With one exception, there's been no decision in terms of downsizing the Army. What we're looking at now is, in 2015 and 2016, reducing the size of the active Army by about 27,000. Now, when I took this job, the permanent end strength of the Army was 482,000. The first month I was on the job, January 2007, I approved an increase in the end strength by 65,000 and two years ago approved a temporary increase in end strength of another 22,000, mainly to get rid of stop-loss. And I can tell you that today, there are no soldiers on stop-loss.

So even if 27,000 are cut in '15 and '16, the size of the Army would still be 40,000 bigger than when I took this office. So we'll just have to wait and see. And one of the things that I'm -- we're working on in the Pentagon is to lay out a series of options for the president and the Congress in terms of if they want to reduce the level of investment in defense, here are your options and here are the things that the military won't be able to do if a certain level of -- if the investment level is dropped by certain amounts.

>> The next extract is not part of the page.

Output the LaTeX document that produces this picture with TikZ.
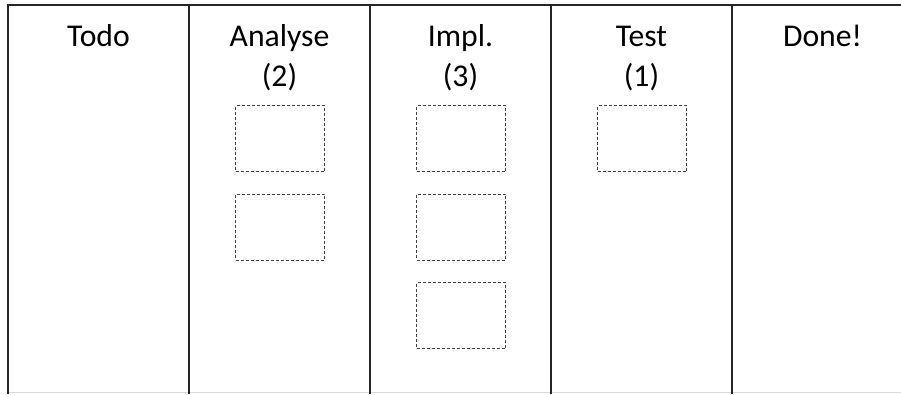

The last thing I want to do -- the worst thing in the world would be what was done in the '70s and '90s which is a same -- give everybody in the military a same percentage cut across the board. That's the way you hollow out the military. That's the way you don't have enough ammunition to use at firing ranges, you don't have enough money for exercising or training, you don't have enough money for tank miles or steaming days or flight hours. And so we have to make -- I think that is managerial cowardice. And so I think people have to make the tough decisions, first in the Department of Defense and then the president and the Congress, in terms of making choices what don't they want us to do in the future, because if we have to reduce the size of the military in some way, I want the level of excellence when we're done to be at the same standard it is today.

And so these involve tough choices and tough decisions. And I think there will be a big political debate going forward over the next year or so about it. But I have a feeling that -- I'm fairly confident that people will make the right decisions, and that while we may have to make some reductions in force structure that this is still going to be by far the most powerful and best military in the world.